Starting in 1999, Egon Zehnder International, an executive recruitment firm with an office in Toronto, received $83,000 to recruit Deb Hutton (Tory MPP, Tim Hudak's wife) as a vice-president of government relations for Hydro One.

What the purchase order doesn't note is that Tom Long, a principal of Egon Zehnder, played a prominent role in the Common Sense Revolution of Mr. Harris -- he was the chair of the 1995 and 1999 Conservative election campaigns -- and Ms. Hutton was a senior adviser on Mr. Harris's staff when Ontario Hydro was being dismantled. This is recruitment that could have been done over dinner at, say, Canoe, a posh restaurant that Ms. Hutton showed a fondness for after she moved to Hydro One.

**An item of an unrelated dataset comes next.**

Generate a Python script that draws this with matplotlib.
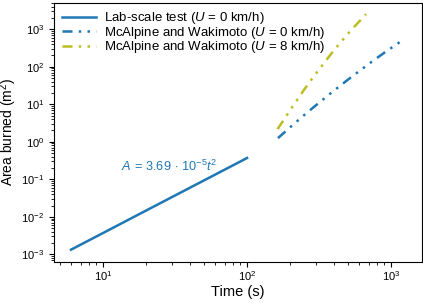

Of course, there was a sense even before Hydro One was created that a party was going on to which most of us weren't invited. Five years ago, we discovered that five influential Conservatives earned about $1.7-million for themselves or their firms from dealings with Ontario Hydro after 1995.

At that time, we learned that Leslie Noble, a consultant who had managed the 1995 and 1999 campaigns, was paid $91,000 under a consulting contract for which there was no written material on file. Paul Rhodes, who had served as communications director in Mr. Harris's first term, collected $225,000 for communications advice, the only evidence of which was a 10-page fax. William Farlinger, tapped by Mr. Harris to be Ontario Hydro chair, was paid up to $350,000 a year for the largely ceremonial post. Mr. Long charged $650 an hour for writing Mr. Farlinger's speeches. Tom Trbovich, a senior official in the former national Progressive Conservative Party, collected $136,000 for a contract that produced a three-page fax.

The Conservatives exempted Ontario Hydro's successor companies from provincial freedom-of-information legislation after 1999, but the Liberals have pulled back this blanket to reveal that the party continued after those revelations. Hydro One gave contracts worth $335,000 to Mr. Rhodes and $250,000 to Ms. Noble. In addition, it favoured corporations associated with Michael Gourley with a contract that paid up to $40,000 a month.

Mr. Gourley served as deputy minister of Finance under Ernie Eves, left for the private sector in 1998 and then came back in 2002 under Mr. Eves to run the Ontario Electricity Financial Corp., where he earned nearly $1-million in 15 months.

It's hard to know what is more objectionable -- that the contracts were let without tender or that Hydro One is refusing to release details about the work done in return for taxpayers' money. The province's auditor had complained for years about spending on outside consultants under the Tories.

In 2002, Ontario ministries and agencies spent $662-million for outside advice, compared with $271-million in 1998. So much for weeding out wasteful spending.